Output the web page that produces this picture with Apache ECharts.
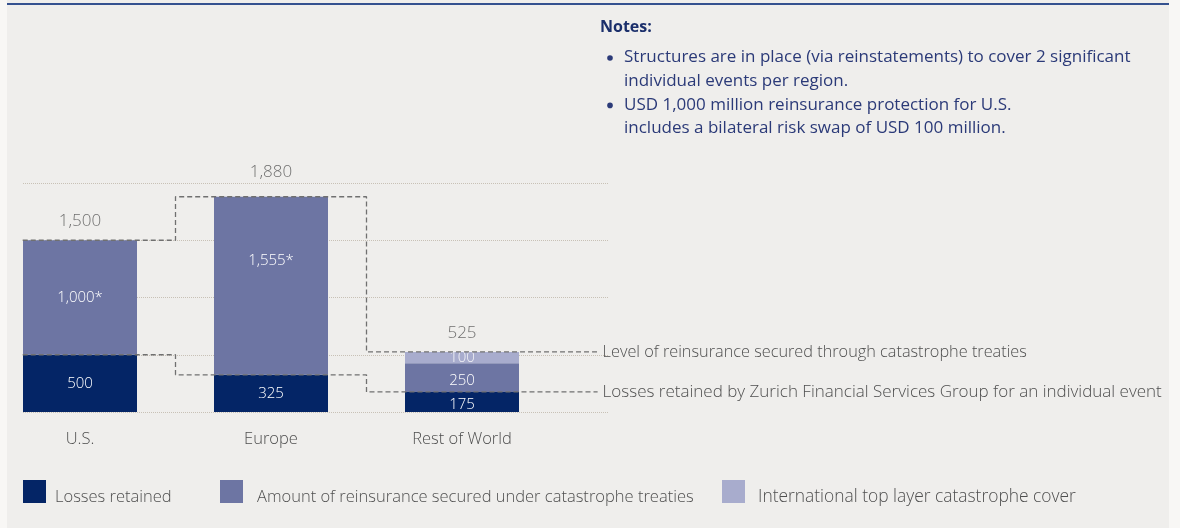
<!DOCTYPE html>
<html>
<head>
<meta charset="utf-8">
<script src="https://cdn.jsdelivr.net/npm/echarts@6/dist/echarts.min.js"></script>
<style>
  html, body { margin: 0; padding: 0; background: #f8f7f5; }
  #chart { width: 1180px; height: 528px; }
</style>
</head>
<body>
<div id="chart"></div>
<script>
const categories = ['U.S.', 'Europe', 'Rest of World'];
const lossesRetained = [500, 325, 175];
const reinsuranceSecured = [1000, 1555, 250];
const topLayerCover = [null, null, 100];
const totalCover = [1500, 1880, 525];
const reinsuranceMark = ['*', '*', ''];

const seriesNames = [
  'Losses retained',
  'Amount of reinsurance secured under catastrophe treaties',
  'International top layer catastrophe cover'
];
const lineNames = [
  'Level of reinsurance secured through catastrophe treaties',
  'Losses retained by Zurich Financial Services Group for an individual event'
];
const notes = [
  ['Structures are in place (via reinstatements) to cover 2 significant', 'individual events per region.'],
  ['USD 1,000 million reinsurance protection for U.S.', 'includes a bilateral risk swap of USD 100 million.']
];

const colors = ['#042566', '#6d75a3', '#a8accd'];
const grey = '#4f4f4f';
const font = 'Open Sans';
const light = 300;

// line x range (in category units): from the left edge of the first bar to the labels
const lineMin = -0.3;
const lineMax = 2.71;
function stepLine(values) {
  const pts = values.map((v, i) => [i, v]);
  return [[lineMin, values[0]], ...pts, [lineMax, values[values.length - 1]]];
}

const fmt = (v) => v.toLocaleString('en-US');

// notes block
const noteEls = [{
  type: 'text', left: 600, top: 19,
  style: { text: 'Notes:', font: 'bold 16px ' + font, fill: '#1b2f6b' }
}];
let ny = 49;
notes.forEach((lines) => {
  noteEls.push({ type: 'circle', shape: { cx: 610, cy: ny + 9, r: 2.8 }, style: { fill: '#2b3a78' } });
  lines.forEach((t) => {
    noteEls.push({ type: 'text', left: 624, top: ny, style: { text: t, font: '17px ' + font, fill: '#2b3a78' } });
    ny += 23.7;
  });
});

const chart = echarts.init(document.getElementById('chart'));

chart.setOption({
  animation: false,
  backgroundColor: '#efeeec',
  textStyle: { fontFamily: font, fontWeight: light },
  graphic: [
    { type: 'rect', left: 0, top: 0, shape: { width: 7, height: 528 }, style: { fill: '#f8f7f5' } },
    { type: 'rect', left: 1169, top: 0, shape: { width: 11, height: 528 }, style: { fill: '#f8f7f5' } },
    { type: 'rect', left: 7, top: 3, shape: { width: 1162, height: 2 }, style: { fill: '#34518f' } },
    ...noteEls
  ],
  legend: [0, 1, 2].map((i) => ({
    data: [seriesNames[i]],
    left: [23, 220, 722][i],
    top: 480,
    padding: 0,
    itemWidth: 23,
    itemHeight: 23,
    icon: 'rect',
    formatter: (n) => '{t|' + n + '}',
    textStyle: {
      rich: {
        t: {
          fontSize: [16.5, 16.5, 17.4][i], color: grey, fontFamily: font, fontWeight: light,
          padding: [12, 0, 0, [4, 9, 8][i]]
        }
      }
    }
  })),
  grid: [
    { left: 80, right: 718, top: 183, height: 229 },
    { left: 23, width: 585, top: 183, height: 229 },
    { left: 80 + lineMin * 191, width: (lineMax - lineMin) * 191, top: 183, height: 229 }
  ],
  xAxis: [
    {
      type: 'category', gridIndex: 0, data: categories, boundaryGap: false,
      axisLine: { show: false }, axisTick: { show: false },
      axisLabel: { color: grey, fontSize: 16.5, margin: 19, fontFamily: font, fontWeight: light }
    },
    { type: 'value', gridIndex: 1, show: false },
    { type: 'value', gridIndex: 2, min: lineMin, max: lineMax, show: false }
  ],
  yAxis: [
    { type: 'value', gridIndex: 0, min: 0, max: 2000, show: false },
    {
      type: 'value', gridIndex: 1, min: 0, max: 2000, interval: 500,
      axisLine: { show: false }, axisTick: { show: false }, axisLabel: { show: false },
      splitLine: { lineStyle: { color: '#c8c1b6', type: [1, 1], width: 1 } }
    },
    { type: 'value', gridIndex: 2, min: 0, max: 2000, show: false }
  ],
  series: [
    {
      name: seriesNames[0], type: 'bar', stack: 'cover', barWidth: 114, clip: false,
      xAxisIndex: 0, yAxisIndex: 0,
      itemStyle: { color: colors[0] },
      data: lossesRetained.map((v, i) => i === 2 ? { value: v, label: { offset: [0, 3] } } : v),
      label: { show: true, position: 'inside', color: '#fff', fontSize: 15, formatter: (p) => fmt(p.value) }
    },
    {
      name: seriesNames[1], type: 'bar', stack: 'cover', barWidth: 114, clip: false,
      xAxisIndex: 0, yAxisIndex: 0,
      itemStyle: { color: colors[1] },
      data: reinsuranceSecured.map((v, i) => i === 1 ? { value: v, label: { offset: [0, -25] } } :
        i === 2 ? { value: v, label: { offset: [0, 3] } } : v),
      label: {
        show: true, position: 'inside', color: '#fff', fontSize: 15,
        formatter: (p) => fmt(p.value) + reinsuranceMark[p.dataIndex]
      }
    },
    {
      name: seriesNames[2], type: 'bar', stack: 'cover', barWidth: 114, clip: false,
      xAxisIndex: 0, yAxisIndex: 0,
      itemStyle: { color: colors[2] },
      data: topLayerCover,
      label: { show: true, position: 'inside', color: '#f4f4f8', fontSize: 15, formatter: (p) => fmt(p.value) }
    },
    {
      type: 'scatter', xAxisIndex: 0, yAxisIndex: 0, clip: false,
      symbolSize: 1, itemStyle: { color: 'transparent' },
      data: totalCover.map((v, i) => i === 1 ? { value: v, label: { distance: 16 } } : v),
      label: { show: true, position: 'top', distance: 10, color: grey, fontSize: 17, formatter: (p) => fmt(p.value) }
    },
    ...[totalCover, lossesRetained].map((vals, k) => ({
      name: lineNames[k], type: 'line', step: 'middle', xAxisIndex: 2, yAxisIndex: 2,
      symbol: 'none', z: 5,
      lineStyle: { color: '#707070', width: 1.3, type: [5, 3] },
      data: stepLine(vals),
      endLabel: {
        show: true, distance: 5, color: grey, fontSize: k === 0 ? 16.3 : 17,
        fontFamily: font, fontWeight: light,
        formatter: (p) => p.seriesName
      }
    }))
  ]
});
</script>
</body>
</html>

## Requirements
Copy the listing in full and without alteration, omitting every picture.

## Task answer
Output the web page that produces this picture with Apache ECharts.
<!DOCTYPE html>
<html>
<head>
<meta charset="utf-8">
<script src="https://cdn.jsdelivr.net/npm/echarts@6/dist/echarts.min.js"></script>
<style>
  html, body { margin: 0; padding: 0; background: #f8f7f5; }
  #chart { width: 1180px; height: 528px; }
</style>
</head>
<body>
<div id="chart"></div>
<script>
const categories = ['U.S.', 'Europe', 'Rest of World'];
const lossesRetained = [500, 325, 175];
const reinsuranceSecured = [1000, 1555, 250];
const topLayerCover = [null, null, 100];
const totalCover = [1500, 1880, 525];
const reinsuranceMark = ['*', '*', ''];

const seriesNames = [
  'Losses retained',
  'Amount of reinsurance secured under catastrophe treaties',
  'International top layer catastrophe cover'
];
const lineNames = [
  'Level of reinsurance secured through catastrophe treaties',
  'Losses retained by Zurich Financial Services Group for an individual event'
];
const notes = [
  ['Structures are in place (via reinstatements) to cover 2 significant', 'individual events per region.'],
  ['USD 1,000 million reinsurance protection for U.S.', 'includes a bilateral risk swap of USD 100 million.']
];

const colors = ['#042566', '#6d75a3', '#a8accd'];
const grey = '#4f4f4f';
const font = 'Open Sans';
const light = 300;

// line x range (in category units): from the left edge of the first bar to the labels
const lineMin = -0.3;
const lineMax = 2.71;
function stepLine(values) {
  const pts = values.map((v, i) => [i, v]);
  return [[lineMin, values[0]], ...pts, [lineMax, values[values.length - 1]]];
}

const fmt = (v) => v.toLocaleString('en-US');

// notes block
const noteEls = [{
  type: 'text', left: 600, top: 19,
  style: { text: 'Notes:', font: 'bold 16px ' + font, fill: '#1b2f6b' }
}];
let ny = 49;
notes.forEach((lines) => {
  noteEls.push({ type: 'circle', shape: { cx: 610, cy: ny + 9, r: 2.8 }, style: { fill: '#2b3a78' } });
  lines.forEach((t) => {
    noteEls.push({ type: 'text', left: 624, top: ny, style: { text: t, font: '17px ' + font, fill: '#2b3a78' } });
    ny += 23.7;
  });
});

const chart = echarts.init(document.getElementById('chart'));

chart.setOption({
  animation: false,
  backgroundColor: '#efeeec',
  textStyle: { fontFamily: font, fontWeight: light },
  graphic: [
    { type: 'rect', left: 0, top: 0, shape: { width: 7, height: 528 }, style: { fill: '#f8f7f5' } },
    { type: 'rect', left: 1169, top: 0, shape: { width: 11, height: 528 }, style: { fill: '#f8f7f5' } },
    { type: 'rect', left: 7, top: 3, shape: { width: 1162, height: 2 }, style: { fill: '#34518f' } },
    ...noteEls
  ],
  legend: [0, 1, 2].map((i) => ({
    data: [seriesNames[i]],
    left: [23, 220, 722][i],
    top: 480,
    padding: 0,
    itemWidth: 23,
    itemHeight: 23,
    icon: 'rect',
    formatter: (n) => '{t|' + n + '}',
    textStyle: {
      rich: {
        t: {
          fontSize: [16.5, 16.5, 17.4][i], color: grey, fontFamily: font, fontWeight: light,
          padding: [12, 0, 0, [4, 9, 8][i]]
        }
      }
    }
  })),
  grid: [
    { left: 80, right: 718, top: 183, height: 229 },
    { left: 23, width: 585, top: 183, height: 229 },
    { left: 80 + lineMin * 191, width: (lineMax - lineMin) * 191, top: 183, height: 229 }
  ],
  xAxis: [
    {
      type: 'category', gridIndex: 0, data: categories, boundaryGap: false,
      axisLine: { show: false }, axisTick: { show: false },
      axisLabel: { color: grey, fontSize: 16.5, margin: 19, fontFamily: font, fontWeight: light }
    },
    { type: 'value', gridIndex: 1, show: false },
    { type: 'value', gridIndex: 2, min: lineMin, max: lineMax, show: false }
  ],
  yAxis: [
    { type: 'value', gridIndex: 0, min: 0, max: 2000, show: false },
    {
      type: 'value', gridIndex: 1, min: 0, max: 2000, interval: 500,
      axisLine: { show: false }, axisTick: { show: false }, axisLabel: { show: false },
      splitLine: { lineStyle: { color: '#c8c1b6', type: [1, 1], width: 1 } }
    },
    { type: 'value', gridIndex: 2, min: 0, max: 2000, show: false }
  ],
  series: [
    {
      name: seriesNames[0], type: 'bar', stack: 'cover', barWidth: 114, clip: false,
      xAxisIndex: 0, yAxisIndex: 0,
      itemStyle: { color: colors[0] },
      data: lossesRetained.map((v, i) => i === 2 ? { value: v, label: { offset: [0, 3] } } : v),
      label: { show: true, position: 'inside', color: '#fff', fontSize: 15, formatter: (p) => fmt(p.value) }
    },
    {
      name: seriesNames[1], type: 'bar', stack: 'cover', barWidth: 114, clip: false,
      xAxisIndex: 0, yAxisIndex: 0,
      itemStyle: { color: colors[1] },
      data: reinsuranceSecured.map((v, i) => i === 1 ? { value: v, label: { offset: [0, -25] } } :
        i === 2 ? { value: v, label: { offset: [0, 3] } } : v),
      label: {
        show: true, position: 'inside', color: '#fff', fontSize: 15,
        formatter: (p) => fmt(p.value) + reinsuranceMark[p.dataIndex]
      }
    },
    {
      name: seriesNames[2], type: 'bar', stack: 'cover', barWidth: 114, clip: false,
      xAxisIndex: 0, yAxisIndex: 0,
      itemStyle: { color: colors[2] },
      data: topLayerCover,
      label: { show: true, position: 'inside', color: '#f4f4f8', fontSize: 15, formatter: (p) => fmt(p.value) }
    },
    {
      type: 'scatter', xAxisIndex: 0, yAxisIndex: 0, clip: false,
      symbolSize: 1, itemStyle: { color: 'transparent' },
      data: totalCover.map((v, i) => i === 1 ? { value: v, label: { distance: 16 } } : v),
      label: { show: true, position: 'top', distance: 10, color: grey, fontSize: 17, formatter: (p) => fmt(p.value) }
    },
    ...[totalCover, lossesRetained].map((vals, k) => ({
      name: lineNames[k], type: 'line', step: 'middle', xAxisIndex: 2, yAxisIndex: 2,
      symbol: 'none', z: 5,
      lineStyle: { color: '#707070', width: 1.3, type: [5, 3] },
      data: stepLine(vals),
      endLabel: {
        show: true, distance: 5, color: grey, fontSize: k === 0 ? 16.3 : 17,
        fontFamily: font, fontWeight: light,
        formatter: (p) => p.seriesName
      }
    }))
  ]
});
</script>
</body>
</html>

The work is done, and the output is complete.